Before your sentencing, you were able to meet with your friend Darnell’s family. What was that like?
It was emotional, but it was good. It broke the ice. They were upset at me, which they have every right to be. I can’t be mad at that. For what I did, they were upset, but they were open, and they were forgiving. They hugged me a bunch of times. They told me how it hurt them, how it affected them. I apologized – words can’t express how sorry I am.
Describe your transition from HUM to prison.
Court was nerve-wracking. You pray for the best and expect the worst. I got nine years with five suspended. God works in mysterious ways, and I think he prepared me for that. Nobody wants to go to jail. I don’t care who you are, this place is not for anybody.
It was different from 2014 when I came here; it just felt different. I’m happy. Not to say I’m happy to be here, but I’m cool. I know this is temporary. I don’t know what the Big Man’s plans are for me, but this is part of it. This was like the icing on the cake to set things straight. And I think this is Him testing me too… Is this kid going to turn his back on Me? Is he going to lose his faith? Is he going to give up?
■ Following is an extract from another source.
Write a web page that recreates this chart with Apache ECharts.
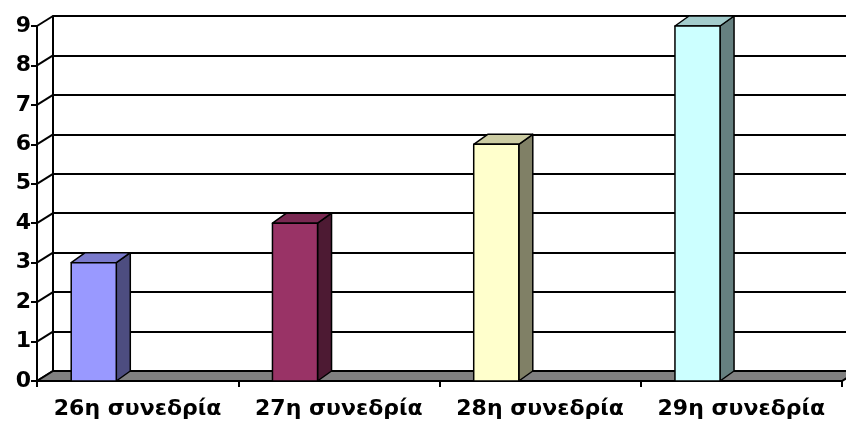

I still pray, frequently. I was reading the Gospel of John this morning. I think my faith in God kept me together. ‘Cause if you knew me then, and if you know me now, you could tell. I’m in the system… and I’m cool. I know it’s temporary. Walking around with a chip on your shoulder is not going to help. At all.
What are your hopes for life after prison?
I’m going to get a job, stay sober. I’m going to continue to do my artwork – paint, draw, hopefully open a t-shirt business. I want to tell people my story – the mistakes, the drug addiction – and see if I can help someone.
What would you want people to take from your story?
Be yourself, be honest. Have faith… because you have to lean on something beyond yourself. If you put yourself first, and you think it’s all about you, then you’re already lost. Stay clean, stay drug-free. I know it’s cliché to say, but it doesn’t lead anywhere but jail or death. God didn’t give you the blessing of life to waste it and to get trashed every day. You weren’t put on this earth for that. I’m happy to wake up every day, open my eyes and breathe.